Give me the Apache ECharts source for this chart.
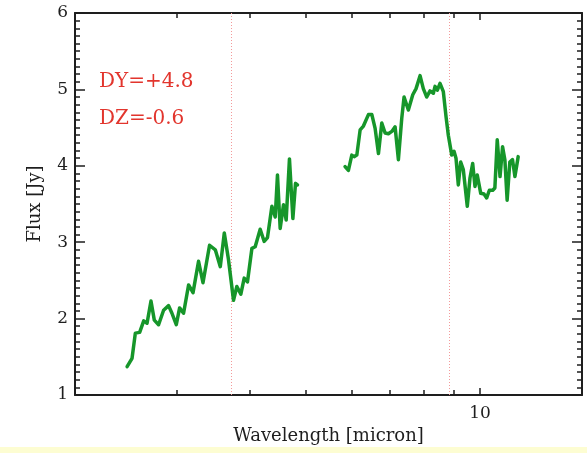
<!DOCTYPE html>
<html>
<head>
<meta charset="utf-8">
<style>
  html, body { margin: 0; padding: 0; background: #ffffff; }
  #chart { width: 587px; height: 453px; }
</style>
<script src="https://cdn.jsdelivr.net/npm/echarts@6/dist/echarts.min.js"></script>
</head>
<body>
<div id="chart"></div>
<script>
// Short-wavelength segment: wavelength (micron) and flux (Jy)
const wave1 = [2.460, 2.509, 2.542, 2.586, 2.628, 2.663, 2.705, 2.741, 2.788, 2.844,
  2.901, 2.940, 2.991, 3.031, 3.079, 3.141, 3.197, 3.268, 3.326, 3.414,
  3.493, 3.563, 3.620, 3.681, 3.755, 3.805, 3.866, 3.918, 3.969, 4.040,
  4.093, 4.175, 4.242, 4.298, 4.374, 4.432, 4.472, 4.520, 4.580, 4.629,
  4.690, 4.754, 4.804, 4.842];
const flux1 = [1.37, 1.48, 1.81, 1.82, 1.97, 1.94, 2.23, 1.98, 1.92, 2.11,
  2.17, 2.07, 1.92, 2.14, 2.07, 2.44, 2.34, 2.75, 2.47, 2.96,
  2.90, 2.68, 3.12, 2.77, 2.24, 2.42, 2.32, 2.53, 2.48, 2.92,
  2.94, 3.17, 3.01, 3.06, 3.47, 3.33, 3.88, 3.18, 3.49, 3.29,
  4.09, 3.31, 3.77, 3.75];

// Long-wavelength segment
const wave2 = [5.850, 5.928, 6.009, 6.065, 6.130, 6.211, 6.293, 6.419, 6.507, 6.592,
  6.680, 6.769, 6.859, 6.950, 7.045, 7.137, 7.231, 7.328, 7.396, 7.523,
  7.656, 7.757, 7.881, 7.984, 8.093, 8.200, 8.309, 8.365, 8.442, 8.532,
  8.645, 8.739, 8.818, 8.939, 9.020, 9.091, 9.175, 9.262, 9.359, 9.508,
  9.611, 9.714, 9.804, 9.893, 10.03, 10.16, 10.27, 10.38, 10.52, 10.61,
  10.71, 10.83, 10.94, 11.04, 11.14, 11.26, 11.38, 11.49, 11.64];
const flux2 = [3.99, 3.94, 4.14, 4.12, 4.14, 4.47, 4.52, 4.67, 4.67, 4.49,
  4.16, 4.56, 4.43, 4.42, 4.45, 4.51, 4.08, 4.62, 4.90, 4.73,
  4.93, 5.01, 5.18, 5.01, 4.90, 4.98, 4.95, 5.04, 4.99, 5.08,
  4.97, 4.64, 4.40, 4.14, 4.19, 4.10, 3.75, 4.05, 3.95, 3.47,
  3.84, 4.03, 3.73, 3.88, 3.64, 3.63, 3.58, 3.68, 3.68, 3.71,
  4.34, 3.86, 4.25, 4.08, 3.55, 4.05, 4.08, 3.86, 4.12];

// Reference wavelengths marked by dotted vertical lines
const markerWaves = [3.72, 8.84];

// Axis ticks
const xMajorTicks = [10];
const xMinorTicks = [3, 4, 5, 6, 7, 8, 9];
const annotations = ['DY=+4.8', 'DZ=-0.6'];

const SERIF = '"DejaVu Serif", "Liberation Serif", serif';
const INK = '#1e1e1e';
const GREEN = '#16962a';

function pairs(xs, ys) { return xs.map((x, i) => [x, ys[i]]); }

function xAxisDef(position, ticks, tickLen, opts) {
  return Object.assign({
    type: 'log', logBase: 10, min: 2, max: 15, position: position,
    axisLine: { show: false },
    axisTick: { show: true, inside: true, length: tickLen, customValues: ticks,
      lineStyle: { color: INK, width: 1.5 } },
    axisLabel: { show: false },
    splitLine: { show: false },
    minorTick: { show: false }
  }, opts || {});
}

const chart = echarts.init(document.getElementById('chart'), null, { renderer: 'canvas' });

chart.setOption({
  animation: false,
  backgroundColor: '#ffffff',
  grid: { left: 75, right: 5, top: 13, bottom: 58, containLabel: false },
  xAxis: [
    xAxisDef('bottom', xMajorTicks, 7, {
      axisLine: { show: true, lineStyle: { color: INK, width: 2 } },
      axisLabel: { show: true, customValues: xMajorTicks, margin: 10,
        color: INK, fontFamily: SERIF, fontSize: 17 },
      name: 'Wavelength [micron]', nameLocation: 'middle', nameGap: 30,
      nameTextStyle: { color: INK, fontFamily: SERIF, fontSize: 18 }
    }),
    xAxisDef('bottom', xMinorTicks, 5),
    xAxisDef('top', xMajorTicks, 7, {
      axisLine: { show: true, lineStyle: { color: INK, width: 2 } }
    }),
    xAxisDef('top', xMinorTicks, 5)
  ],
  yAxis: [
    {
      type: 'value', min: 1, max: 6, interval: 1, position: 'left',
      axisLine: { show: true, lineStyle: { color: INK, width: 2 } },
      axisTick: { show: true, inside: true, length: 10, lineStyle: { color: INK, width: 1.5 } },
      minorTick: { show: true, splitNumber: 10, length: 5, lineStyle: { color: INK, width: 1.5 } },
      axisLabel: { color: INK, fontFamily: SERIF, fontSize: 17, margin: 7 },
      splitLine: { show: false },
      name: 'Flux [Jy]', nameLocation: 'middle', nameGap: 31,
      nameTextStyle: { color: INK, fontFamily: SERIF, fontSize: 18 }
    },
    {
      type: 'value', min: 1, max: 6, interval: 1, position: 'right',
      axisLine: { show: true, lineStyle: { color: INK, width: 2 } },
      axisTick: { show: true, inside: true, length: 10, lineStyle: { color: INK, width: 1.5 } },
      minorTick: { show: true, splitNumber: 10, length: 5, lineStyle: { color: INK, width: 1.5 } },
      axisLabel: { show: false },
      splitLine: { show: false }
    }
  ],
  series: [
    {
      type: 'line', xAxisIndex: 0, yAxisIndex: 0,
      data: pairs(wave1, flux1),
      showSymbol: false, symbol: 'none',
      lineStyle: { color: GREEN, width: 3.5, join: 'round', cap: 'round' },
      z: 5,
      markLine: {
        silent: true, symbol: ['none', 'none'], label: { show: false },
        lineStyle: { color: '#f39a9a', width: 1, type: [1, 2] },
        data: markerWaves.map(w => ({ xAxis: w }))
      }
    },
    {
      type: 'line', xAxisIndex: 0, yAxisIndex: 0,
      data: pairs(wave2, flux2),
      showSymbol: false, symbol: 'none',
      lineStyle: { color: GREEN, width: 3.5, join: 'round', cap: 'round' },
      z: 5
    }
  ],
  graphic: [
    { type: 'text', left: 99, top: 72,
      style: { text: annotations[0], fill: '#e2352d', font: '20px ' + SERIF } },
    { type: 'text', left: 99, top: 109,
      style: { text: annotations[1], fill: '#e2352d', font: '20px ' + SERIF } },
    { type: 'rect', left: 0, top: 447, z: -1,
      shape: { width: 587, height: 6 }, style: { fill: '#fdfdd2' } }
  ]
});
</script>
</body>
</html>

====

### Exercise requirements
Output the material word for word, omitting its pictures.

### Result for this exercise
Give me the Apache ECharts source for this chart.
<!DOCTYPE html>
<html>
<head>
<meta charset="utf-8">
<style>
  html, body { margin: 0; padding: 0; background: #ffffff; }
  #chart { width: 587px; height: 453px; }
</style>
<script src="https://cdn.jsdelivr.net/npm/echarts@6/dist/echarts.min.js"></script>
</head>
<body>
<div id="chart"></div>
<script>
// Short-wavelength segment: wavelength (micron) and flux (Jy)
const wave1 = [2.460, 2.509, 2.542, 2.586, 2.628, 2.663, 2.705, 2.741, 2.788, 2.844,
  2.901, 2.940, 2.991, 3.031, 3.079, 3.141, 3.197, 3.268, 3.326, 3.414,
  3.493, 3.563, 3.620, 3.681, 3.755, 3.805, 3.866, 3.918, 3.969, 4.040,
  4.093, 4.175, 4.242, 4.298, 4.374, 4.432, 4.472, 4.520, 4.580, 4.629,
  4.690, 4.754, 4.804, 4.842];
const flux1 = [1.37, 1.48, 1.81, 1.82, 1.97, 1.94, 2.23, 1.98, 1.92, 2.11,
  2.17, 2.07, 1.92, 2.14, 2.07, 2.44, 2.34, 2.75, 2.47, 2.96,
  2.90, 2.68, 3.12, 2.77, 2.24, 2.42, 2.32, 2.53, 2.48, 2.92,
  2.94, 3.17, 3.01, 3.06, 3.47, 3.33, 3.88, 3.18, 3.49, 3.29,
  4.09, 3.31, 3.77, 3.75];

// Long-wavelength segment
const wave2 = [5.850, 5.928, 6.009, 6.065, 6.130, 6.211, 6.293, 6.419, 6.507, 6.592,
  6.680, 6.769, 6.859, 6.950, 7.045, 7.137, 7.231, 7.328, 7.396, 7.523,
  7.656, 7.757, 7.881, 7.984, 8.093, 8.200, 8.309, 8.365, 8.442, 8.532,
  8.645, 8.739, 8.818, 8.939, 9.020, 9.091, 9.175, 9.262, 9.359, 9.508,
  9.611, 9.714, 9.804, 9.893, 10.03, 10.16, 10.27, 10.38, 10.52, 10.61,
  10.71, 10.83, 10.94, 11.04, 11.14, 11.26, 11.38, 11.49, 11.64];
const flux2 = [3.99, 3.94, 4.14, 4.12, 4.14, 4.47, 4.52, 4.67, 4.67, 4.49,
  4.16, 4.56, 4.43, 4.42, 4.45, 4.51, 4.08, 4.62, 4.90, 4.73,
  4.93, 5.01, 5.18, 5.01, 4.90, 4.98, 4.95, 5.04, 4.99, 5.08,
  4.97, 4.64, 4.40, 4.14, 4.19, 4.10, 3.75, 4.05, 3.95, 3.47,
  3.84, 4.03, 3.73, 3.88, 3.64, 3.63, 3.58, 3.68, 3.68, 3.71,
  4.34, 3.86, 4.25, 4.08, 3.55, 4.05, 4.08, 3.86, 4.12];

// Reference wavelengths marked by dotted vertical lines
const markerWaves = [3.72, 8.84];

// Axis ticks
const xMajorTicks = [10];
const xMinorTicks = [3, 4, 5, 6, 7, 8, 9];
const annotations = ['DY=+4.8', 'DZ=-0.6'];

const SERIF = '"DejaVu Serif", "Liberation Serif", serif';
const INK = '#1e1e1e';
const GREEN = '#16962a';

function pairs(xs, ys) { return xs.map((x, i) => [x, ys[i]]); }

function xAxisDef(position, ticks, tickLen, opts) {
  return Object.assign({
    type: 'log', logBase: 10, min: 2, max: 15, position: position,
    axisLine: { show: false },
    axisTick: { show: true, inside: true, length: tickLen, customValues: ticks,
      lineStyle: { color: INK, width: 1.5 } },
    axisLabel: { show: false },
    splitLine: { show: false },
    minorTick: { show: false }
  }, opts || {});
}

const chart = echarts.init(document.getElementById('chart'), null, { renderer: 'canvas' });

chart.setOption({
  animation: false,
  backgroundColor: '#ffffff',
  grid: { left: 75, right: 5, top: 13, bottom: 58, containLabel: false },
  xAxis: [
    xAxisDef('bottom', xMajorTicks, 7, {
      axisLine: { show: true, lineStyle: { color: INK, width: 2 } },
      axisLabel: { show: true, customValues: xMajorTicks, margin: 10,
        color: INK, fontFamily: SERIF, fontSize: 17 },
      name: 'Wavelength [micron]', nameLocation: 'middle', nameGap: 30,
      nameTextStyle: { color: INK, fontFamily: SERIF, fontSize: 18 }
    }),
    xAxisDef('bottom', xMinorTicks, 5),
    xAxisDef('top', xMajorTicks, 7, {
      axisLine: { show: true, lineStyle: { color: INK, width: 2 } }
    }),
    xAxisDef('top', xMinorTicks, 5)
  ],
  yAxis: [
    {
      type: 'value', min: 1, max: 6, interval: 1, position: 'left',
      axisLine: { show: true, lineStyle: { color: INK, width: 2 } },
      axisTick: { show: true, inside: true, length: 10, lineStyle: { color: INK, width: 1.5 } },
      minorTick: { show: true, splitNumber: 10, length: 5, lineStyle: { color: INK, width: 1.5 } },
      axisLabel: { color: INK, fontFamily: SERIF, fontSize: 17, margin: 7 },
      splitLine: { show: false },
      name: 'Flux [Jy]', nameLocation: 'middle', nameGap: 31,
      nameTextStyle: { color: INK, fontFamily: SERIF, fontSize: 18 }
    },
    {
      type: 'value', min: 1, max: 6, interval: 1, position: 'right',
      axisLine: { show: true, lineStyle: { color: INK, width: 2 } },
      axisTick: { show: true, inside: true, length: 10, lineStyle: { color: INK, width: 1.5 } },
      minorTick: { show: true, splitNumber: 10, length: 5, lineStyle: { color: INK, width: 1.5 } },
      axisLabel: { show: false },
      splitLine: { show: false }
    }
  ],
  series: [
    {
      type: 'line', xAxisIndex: 0, yAxisIndex: 0,
      data: pairs(wave1, flux1),
      showSymbol: false, symbol: 'none',
      lineStyle: { color: GREEN, width: 3.5, join: 'round', cap: 'round' },
      z: 5,
      markLine: {
        silent: true, symbol: ['none', 'none'], label: { show: false },
        lineStyle: { color: '#f39a9a', width: 1, type: [1, 2] },
        data: markerWaves.map(w => ({ xAxis: w }))
      }
    },
    {
      type: 'line', xAxisIndex: 0, yAxisIndex: 0,
      data: pairs(wave2, flux2),
      showSymbol: false, symbol: 'none',
      lineStyle: { color: GREEN, width: 3.5, join: 'round', cap: 'round' },
      z: 5
    }
  ],
  graphic: [
    { type: 'text', left: 99, top: 72,
      style: { text: annotations[0], fill: '#e2352d', font: '20px ' + SERIF } },
    { type: 'text', left: 99, top: 109,
      style: { text: annotations[1], fill: '#e2352d', font: '20px ' + SERIF } },
    { type: 'rect', left: 0, top: 447, z: -1,
      shape: { width: 587, height: 6 }, style: { fill: '#fdfdd2' } }
  ]
});
</script>
</body>
</html>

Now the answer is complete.